El teniente parecía deseoso de ayudarle.

– Además de eso, comisario, daré un aviso general a nuestra división de tráfico y a la policía municipal de Las Palmas. ¿Sabe usted qué coche conducía la señora Lozano?

– Sólo que era un Renault alquilado -dijo Bernal-. Pero puedo preguntarle los datos a la chica si me permite usar el teléfono.

– También nos ayudaría saber qué ropa llevaba -añadió el teniente.

Se iniciaron todas estas pesquisas y Bernal intentó calmar a Manolita, la sirvienta, que se puso histérica mientras hablaba con él por teléfono.

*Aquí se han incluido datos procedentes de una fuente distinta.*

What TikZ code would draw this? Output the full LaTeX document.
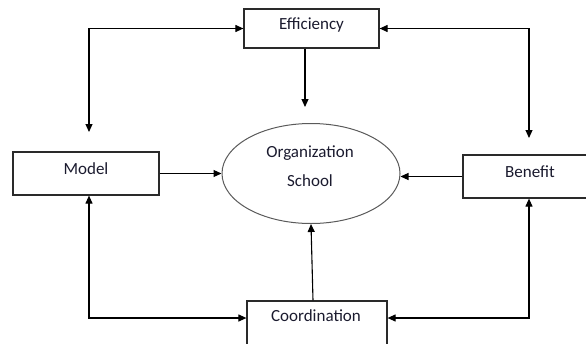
\documentclass[tikz,border=0pt]{standalone}
\usepackage{fontspec}
\setmainfont{Carlito}
\usetikzlibrary{arrows.meta,shapes.geometric}
\definecolor{txtc}{HTML}{1A1A2E}
\definecolor{boxc}{HTML}{2A2A2A}
\definecolor{ellc}{HTML}{5A5A5A}
\tikzset{
  boxnode/.style={draw=boxc, line width=1.2pt, rectangle, inner sep=0pt},
  txt/.style={text=txtc, font=\fontsize{17}{29}\selectfont, inner sep=0pt, align=center},
  conn/.style={line width=1.1pt, draw=black, arrows={-Triangle[length=8pt,width=7pt]}},
  dconn/.style={line width=1.1pt, draw=black, arrows={Triangle[length=8pt,width=7pt]-Triangle[length=8pt,width=7pt]}}
}
\begin{document}
\begin{tikzpicture}[x=1pt,y=-1pt]
\useasboundingbox (0,0) rectangle (586,343);
\begin{scope}
\clip (0,0) rectangle (586,343);
% boxes
\node[boxnode, minimum width=135pt, minimum height=39pt] (eff) at (311.5,28.5) {};
\node[boxnode, minimum width=146pt, minimum height=43pt] (model) at (86,173.5) {};
\node[boxnode, minimum width=134pt, minimum height=43pt] (ben) at (530,176.5) {};
\node[boxnode, minimum width=140pt, minimum height=46pt] (coord) at (317,324) {};
\node[draw=ellc, line width=1pt, ellipse, minimum width=178pt, minimum height=100pt, inner sep=0pt] (org) at (311,173.5) {};
\end{scope}
% texts
\node[txt] (efft) at (311.5,25) {Efficiency};
\node[txt] (modelt) at (86,169) {Model};
\node[txt] (bent) at (530,172) {Benefit};
\node[txt] (coordt) at (316,316) {Coordination};
\node[txt] (orgt) at (310,166.5) {Organization\\School};
% helper coordinates
\coordinate (c1) at (89,132);
\coordinate (c2) at (529,138);
\coordinate (c3) at (305,107);
\coordinate (m1) at (89,318);
\coordinate (b1) at (529,318);
% connectors
\draw[dconn] (eff.west) -| (c1);
\draw[dconn] (eff.east) -| (c2);
\draw[conn] (c3 |- eff.south) -- (c3);
\draw[conn] (model.east) -- (org.west);
\draw[conn] (ben.west) -- (ben.west -| org.east);
\draw[conn] ([xshift=-4pt]coord.north) -- (org.south);
\draw[dconn] (m1 |- model.south) -- (m1) -- (m1 -| coord.west);
\draw[dconn] (b1 |- ben.south) -- (b1) -- (b1 -| coord.east);
\end{tikzpicture}
\end{document}
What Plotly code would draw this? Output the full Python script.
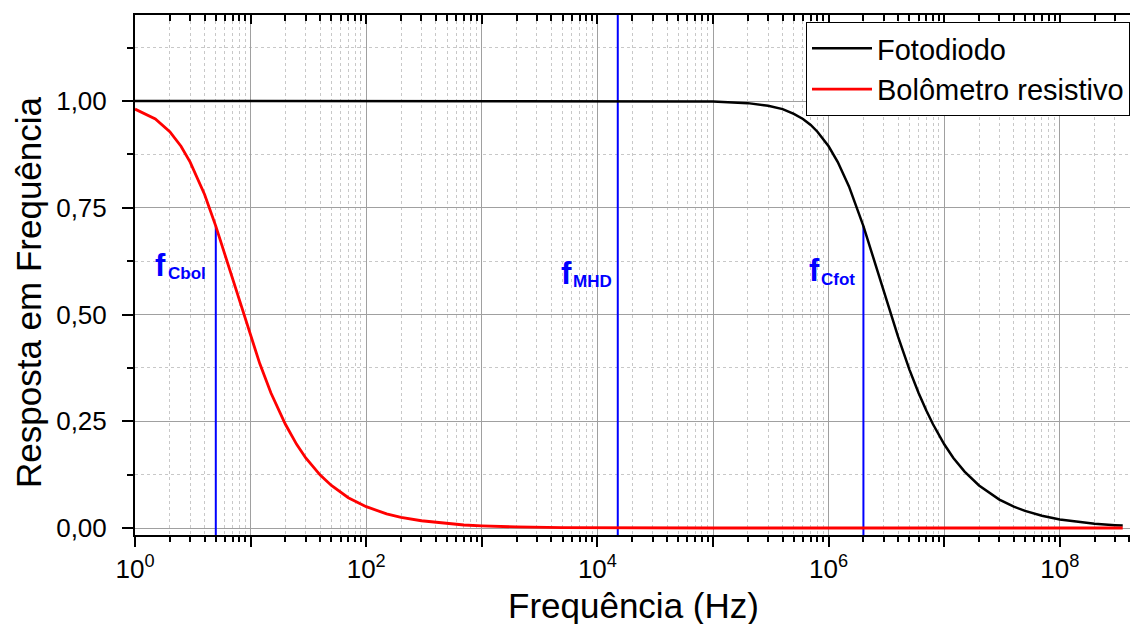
import plotly.graph_objects as go
import numpy as np

# ---------------- data ----------------
freq_fot = [1, 1e4, 1e5, 2e5, 3e5, 4e5, 5e5, 6e5, 7e5, 8e5, 1e6, 1.2e6, 1.5e6, 2e6,
            2.5e6, 3e6, 4e6, 5e6, 6e6, 7e6, 8e6, 1e7, 1.2e7, 1.5e7, 2e7, 3e7, 4e7,
            5e7, 7e7, 1e8, 1.5e8, 2e8, 3e8, 3.5e8]
resp_fot = [1.000, 1.000, 0.999, 0.995, 0.989, 0.981, 0.970, 0.958, 0.944, 0.928, 0.894,
            0.857, 0.800, 0.707, 0.625, 0.555, 0.447, 0.371, 0.316, 0.275, 0.243, 0.196,
            0.164, 0.132, 0.0995, 0.0665, 0.050, 0.040, 0.0286, 0.020, 0.0133, 0.010,
            0.0067, 0.0057]

freq_bol = [1, 1.5, 2, 2.5, 3, 4, 5, 6, 7, 8, 10, 12, 15, 20, 25, 30, 40, 50, 70, 100,
            150, 200, 300, 500, 700, 1000, 2000, 5000, 1e4, 1e5, 3.5e8]
resp_bol = [0.981, 0.958, 0.928, 0.894, 0.857, 0.781, 0.707, 0.640, 0.581, 0.530, 0.447,
            0.385, 0.316, 0.243, 0.196, 0.164, 0.124, 0.0995, 0.071, 0.050, 0.033, 0.025,
            0.017, 0.010, 0.007, 0.005, 0.0025, 0.001, 0.0005, 0.0, 0.0]

marker_freqs = [5, 1.5e4, 2e6]
marker_tops = [0.707, 1.2014, 0.707]
marker_labels = ["Cbol", "MHD", "Cfot"]

y_tickvals = [0, 0.25, 0.5, 0.75, 1.0]
y_ticktext = ["0,00", "0,25", "0,50", "0,75", "1,00"]
x_decades = list(range(0, 9))
x_ticktext = ["10<sup>%d</sup>" % d if d % 2 == 0 else "" for d in x_decades]

series_names = ["Fotodiodo", "Bolômetro resistivo"]
x_title = "Frequência (Hz)"
y_title = "Resposta em Frequência"

# ---------------- figure ----------------
FONT = "Liberation Sans, Arial, sans-serif"
Y0, Y1 = -0.0164, 1.2014
XR = [0, 8.607]

fig = go.Figure()

for f, top in zip(marker_freqs, marker_tops):
    fig.add_trace(go.Scatter(x=[f, f], y=[Y0, top], mode="lines",
                             line=dict(color="#0000ff", width=2), showlegend=False,
                             hoverinfo="skip"))

fig.add_trace(go.Scatter(x=freq_fot, y=resp_fot, mode="lines", name=series_names[0],
                         line=dict(color="#000000", width=2.5), legendrank=1))
fig.add_trace(go.Scatter(x=freq_bol, y=resp_bol, mode="lines", name=series_names[1],
                         line=dict(color="#ff0000", width=2.8), legendrank=2))
# invisible trace to hold the top axis
fig.add_trace(go.Scatter(x=[1, 10], y=[None, None], xaxis="x2", showlegend=False,
                         hoverinfo="skip", mode="lines"))

minor_x = [m * 10 ** d for d in range(0, 9) for m in range(2, 10)]
minor_x = [v for v in minor_x if np.log10(v) <= XR[1]]
major_x = [10 ** d for d in x_decades]

fig.update_layout(
    width=1130, height=624,
    margin=dict(l=135, r=0, t=15, b=89),
    paper_bgcolor="white", plot_bgcolor="white",
    font=dict(family=FONT, color="black", size=26),
    showlegend=True,
    legend=dict(x=1, xanchor="right", y=(535 - 22) / 520, yanchor="top",
                bordercolor="black", borderwidth=1, bgcolor="white",
                font=dict(size=29, family=FONT), traceorder="normal",
                tracegroupgap=0, itemwidth=60),
    xaxis=dict(type="log", range=XR, tickmode="array", tickvals=major_x,
               ticktext=x_ticktext, ticks="outside", ticklen=10, tickwidth=2,
               tickcolor="black", showline=True, linecolor="black", linewidth=2,
               showgrid=True, gridcolor="#a0a0a0", gridwidth=1,
               tickfont=dict(size=26, family=FONT), ticklabelstandoff=0,
               minor=dict(tickvals=minor_x, ticks="outside", ticklen=5, tickwidth=2,
                          tickcolor="black", showgrid=True, gridcolor="#c8c8c8",
                          griddash="dot", gridwidth=1),
               zeroline=False),
    xaxis2=dict(type="log", range=XR, overlaying="x", side="top", anchor="y",
                tickmode="array", tickvals=major_x, showticklabels=False,
                ticks="inside", ticklen=9, tickwidth=2, tickcolor="black",
                showline=True, linecolor="black", linewidth=2, showgrid=False,
                minor=dict(tickvals=minor_x, ticks="inside", ticklen=6, tickwidth=2,
                           tickcolor="black", showgrid=False)),
    yaxis=dict(range=[Y0, Y1], tickmode="array", tickvals=y_tickvals,
               ticktext=y_ticktext, ticks="outside", ticklen=11, tickwidth=2,
               tickcolor="black", showline=True, linecolor="black", linewidth=2,
               showgrid=True, gridcolor="#a0a0a0", gridwidth=1, zeroline=False,
               tickfont=dict(size=26, family=FONT), ticklabelstandoff=10,
               minor=dict(tickvals=[0.125, 0.375, 0.625, 0.875, 1.125], ticks="outside",
                          ticklen=6, tickwidth=2, tickcolor="black", showgrid=True,
                          gridcolor="#c8c8c8", griddash="dot", gridwidth=1)),
)

# axis titles as annotations (paper coordinates)
fig.add_annotation(x=(633 - 135) / 995, y=-(605 - 535) / 520, xref="paper", yref="paper",
                   text=x_title, showarrow=False, xanchor="center", yanchor="middle",
                   font=dict(size=35, family=FONT, color="black"))
fig.add_annotation(x=(28 - 135) / 995, y=(535 - 292) / 520, xref="paper", yref="paper",
                   text=y_title, showarrow=False, xanchor="center", yanchor="middle",
                   textangle=-90, font=dict(size=35, family=FONT, color="black"))

# annotation positions (log-x units, y data units)
f_pos = [(0.155, 0.614), (3.668, 0.595), (5.814, 0.604)]
s_pos = [(0.270, 0.597), (3.770, 0.578), (5.916, 0.583)]
for (fx, fy), (sx, sy), lab in zip(f_pos, s_pos, marker_labels):
    fig.add_annotation(x=fx, y=fy, xref="x", yref="y", text="<b>f</b>", showarrow=False,
                       xanchor="left", yanchor="middle",
                       font=dict(size=31, color="#0000ff", family=FONT))
    fig.add_annotation(x=sx, y=sy, xref="x", yref="y", text="<b>%s</b>" % lab,
                       showarrow=False, xanchor="left", yanchor="middle",
                       font=dict(size=17, color="#0000ff", family=FONT))

fig.write_html("out.html")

– Ahora dígame cómo es el coche. Es un Renault, ¿no? ¿Azul? ¿Azul metálico? ¿Sabe qué modelo, Manolita?

Pero no sabía nada de todo esto y Bernal le pidió que mirara a ver si encontraba el contrato de alquiler entre los papeles de Consuelo.

– No creo que pueda encontrarlo, señor. No sé mucho de papeles y esas cosas.

Bernal cayó de pronto en la cuenta de que la chica debía ser analfabeta o poco menos.

– No se preocupe, Manolita. Iré hasta ahí ahora y los buscaremos juntos.

Se volvió al teniente de la Guardia Civil y le dijo:

– ¿Puede prescindir de un coche que me lleve a la casa, o he de alquilar un taxi?

– Tengo un jeep disponible, comisario, si no le importa que le lleve uno de mis hombres.

– Perfecto. Es usted muy amable.

En la carretera de la costa camino de Las Palmas, Bernal buscaba signos de coches Renault azules averiados. Cuanto más pensaba en todo el asunto, más se preocupaba. La isla estaba muy densamente poblada, casi tres veces la población de la propia península por kilómetro cuadrado, así que era bastante raro que Consuelo no hubiera podido contactar con nadie ni enviar un mensaje. Las pesquisas iniciales de la policía habían resultado infructuosas: ninguna ambulancia la había llevado a ningún hospital y la policía no había recibido aviso de ningún accidente en el que ella estuviera implicada. El servicio de averías de la Guardia Civil no había recibido aviso de que su coche estuviera averiado. Claro que era posible que hubiese avisado a algún servicio particular de grúas, pero, en tal caso, hacía tiempo que habría dispuesto de un teléfono. Bernal tenía el presentimiento de que a Consuelo le había ocurrido algo más grave, aunque no podía decir exactamente por qué.

Cuando llegaron a la agradable casa, Bernal advirtió que desde allí se dominaba toda la ciudad hasta La Isleta y que la extensión de la bahía oriental estaba adornada por una guirnalda de luces que rielaban ambarinas en la sucia neblina nocturna.

Era evidente que Manolita, la sirvienta, había estado llorando.

– ¿Qué puede haberle ocurrido a la señora? -gimió-. Se fue tan contenta a buscarle, señor, y mire, había puesto la mesa tan linda…

– Ahora hay que mantener la calma, Manolita, y tratar de encontrar los papeles del coche para conseguir el número de matrícula. Así la policía lo localizará en seguida.

Ante estas palabras de Bernal, la chica se sintió aún más trastornada y el comisario le dio unas palmaditas en el hombro. Ella le mostró entonces un escritorio que había en un rincón de la sala de estar.

– Ahí es donde guarda la señora los papeles.

Bernal empezó a revisarlos mientras el guardia civil esperaba en el coche.

– Manolita, sírvale una cerveza mientras miro estos papeles.

Al cabo de cinco minutos, encontró un recibo del alquiler del coche y se apresuró a examinarlo. Gracias a Dios en el recibo figuraba el número de matrícula, así como el modelo y el año.

– Aquí está -le gritó Bernal al guardia-. Es un Renault-5 azul metálico con matrícula de aquí.

– Lo comunicaré por radio a la división de tráfico, comisario. Emitirán un aviso general y si está aparcado en un lugar público no tardarán mucho en dar con él.

Bernal no era tan optimista. Según su propia experiencia, siempre había infinidad de callejas en las que podía permanecer un coche días y días sin que la policía lo encontrara. Bien cierto era que Las Palmas sólo tenía 230.000 habitantes, muy pocos comparados con los casi cuatro millones de Madrid, pero el interior de Gran Canaria estaba prácticamente desierto, era muy escarpado y resultaría facilísimo esconder allí un coche. Claro que Consuelo no se habría desviado de las rutas principales, a no ser que hubiera parado a comprar algo.